Ben Ali tried over drugs and weapon cache
Ousted Tunisian president Zine el Abidine Ben Ali was to be tried in absentia Monday on drugs and weapon charges described as "irrational" by his lawyer who wants more time to defend his client.
The trial, the second involving the ex-leader, had been scheduled to take place last week but was postponed due to a judges strike.
Ben Ali and his wife Leila Trabelsi have already been sentenced to 35 years in prison for misappropriating public funds after large sums of cash and jewellery were discovered in a police search of their palace.
The trial took place without the couple who fled to Saudi Arabia following January's popular uprising.
A Tunis court also imposed a 45 million euro (ê65.3 million) fine in the June 20 conviction, handed down after only six hours' deliberation.
Ben Ali alone is accused of harbouring drugs and weapons at his palace in the Carthage neighbourhood north of Tunis. He also faces a drug trafficking charge.
His lawyer Hosni Beji said the pending charges were "irrational."
"How can we imagine that a president holding power can have two kilogrammes of cannabis resin of mediocre quality (with intentions) of selling it," he told AFP.
Beji also said most of the weapons found at the palace were personal gifts from high-ranking international officials.

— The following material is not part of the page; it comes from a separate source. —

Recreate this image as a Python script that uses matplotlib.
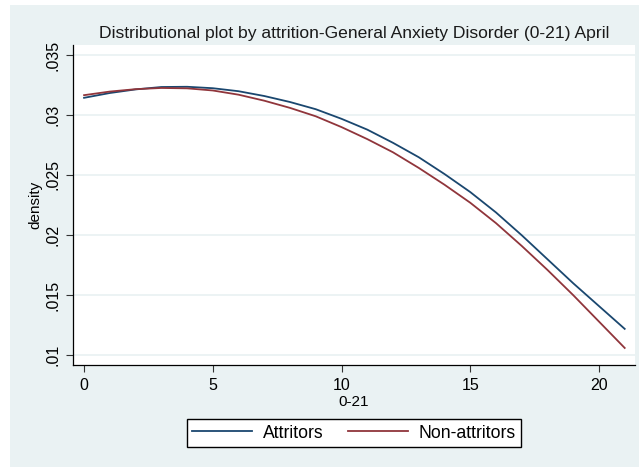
import matplotlib
matplotlib.use("Agg")
import matplotlib.pyplot as plt
from matplotlib.patches import Rectangle

# score values (0-21 scale) and density estimates
score = list(range(22))
attritors = [0.03143, 0.03183, 0.03213, 0.03233, 0.03235, 0.03223, 0.03198, 0.03158,
             0.03108, 0.03048, 0.02968, 0.02878, 0.02768, 0.02648, 0.02508, 0.02358,
             0.02188, 0.01998, 0.01798, 0.01598, 0.01408, 0.01218]
non_attritors = [0.03165, 0.03195, 0.03215, 0.03225, 0.03222, 0.03204, 0.03169, 0.03119,
                 0.03059, 0.02989, 0.02899, 0.02799, 0.02689, 0.02559, 0.02419, 0.02269,
                 0.02099, 0.01909, 0.01709, 0.01499, 0.01279, 0.01059]

x_ticks = [0, 5, 10, 15, 20]
y_ticks = [0.01, 0.015, 0.02, 0.025, 0.03, 0.035]
y_tick_labels = [".01", ".015", ".02", ".025", ".03", ".035"]

NAVY = "#1A476F"
MAROON = "#90353B"
BG = "#EAF2F3"

plt.rcParams["font.family"] = ["Liberation Sans", "DejaVu Sans"]

W, H = 639, 467
fig = plt.figure(figsize=(W / 100, H / 100), dpi=100, facecolor="white")
# Stata-style graph region
fig.patches.append(Rectangle((10 / W, 0), 1 - 10 / W, 1 - 5 / H,
                             transform=fig.transFigure, facecolor=BG,
                             edgecolor="none", zorder=-10))

ax = fig.add_axes([73 / W, 1 - 365 / H, (635 - 73) / W, (365 - 45) / H])
ax.set_facecolor("white")

ax.plot(score, attritors, color=NAVY, lw=1.3, label="Attritors")
ax.plot(score, non_attritors, color=MAROON, lw=1.3, label="Non-attritors")

ax.set_xlim(-0.43, 21.4)
ax.set_ylim(0.00917, 0.03583)
ax.set_xticks(x_ticks)
ax.set_yticks(y_ticks)
ax.set_yticklabels(y_tick_labels, rotation=90, va="center")
ax.tick_params(axis="both", length=5, width=0.8, color="#333333",
               labelsize=11.5, pad=4)
ax.yaxis.grid(True, color=BG, lw=1.3)
ax.set_axisbelow(True)

for s in ("top", "right"):
    ax.spines[s].set_visible(False)
for s in ("left", "bottom"):
    ax.spines[s].set_linewidth(0.9)

ax.set_xlabel("0-21", fontsize=11, labelpad=2)
ax.set_ylabel("density", fontsize=11, labelpad=2)
ax.set_title("Distributional plot by attrition-General Anxiety Disorder (0-21) April",
             fontsize=12.6, color="#1a1a1a", pad=5)

fig.legend(loc="center", bbox_to_anchor=(354 / W, 1 - 433 / H), ncol=2,
           fontsize=12.7, frameon=True, fancybox=False, edgecolor="black",
           framealpha=1, handlelength=3.4, columnspacing=1.4,
           borderpad=0.3, handletextpad=0.6)

fig.savefig("out.png", dpi=100)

Algerian President Abdelaziz Bouteflika and the Saudi Interior Minister Prince Nayef bin Abdul Aziz were among those who gave Ben Ali the tokens, he said.
The lawyer added that he has a list of witnesses that should be able to prove Ben Ali "never owned or kept drugs" and intends to ask for an adjournment to allow him more time to meet with Ben Ali and prepare his defence.
The former ruler and his wife have been living in exile since January 14, with Riyadh ignoring, at least publicly, Tunisian demands for their extradition.
Ben Ali denounced his conviction as a "parody of justice" and "political liquidation," in a statement issued after the trial.
In addition to Monday's hearing, he and his entourage face possible legal proceedings in no less than 182 other cases.
In one, a military court is expected to consider charges relating to the 300 people killed during the uprising.
They also face trial on charges of torture, money laundering and trafficking of archaeological artefacts.
Many Tunisians have questioned the value of prosecuting Ben Ali in his absence, with some commentators deeming it a "show trial".
A joint statement issued by the International Federation of Human Rights and the Tunisian League of Human Rights welcomed the convictions but said all efforts were not made to secure Ben Ali's extradition before the trial.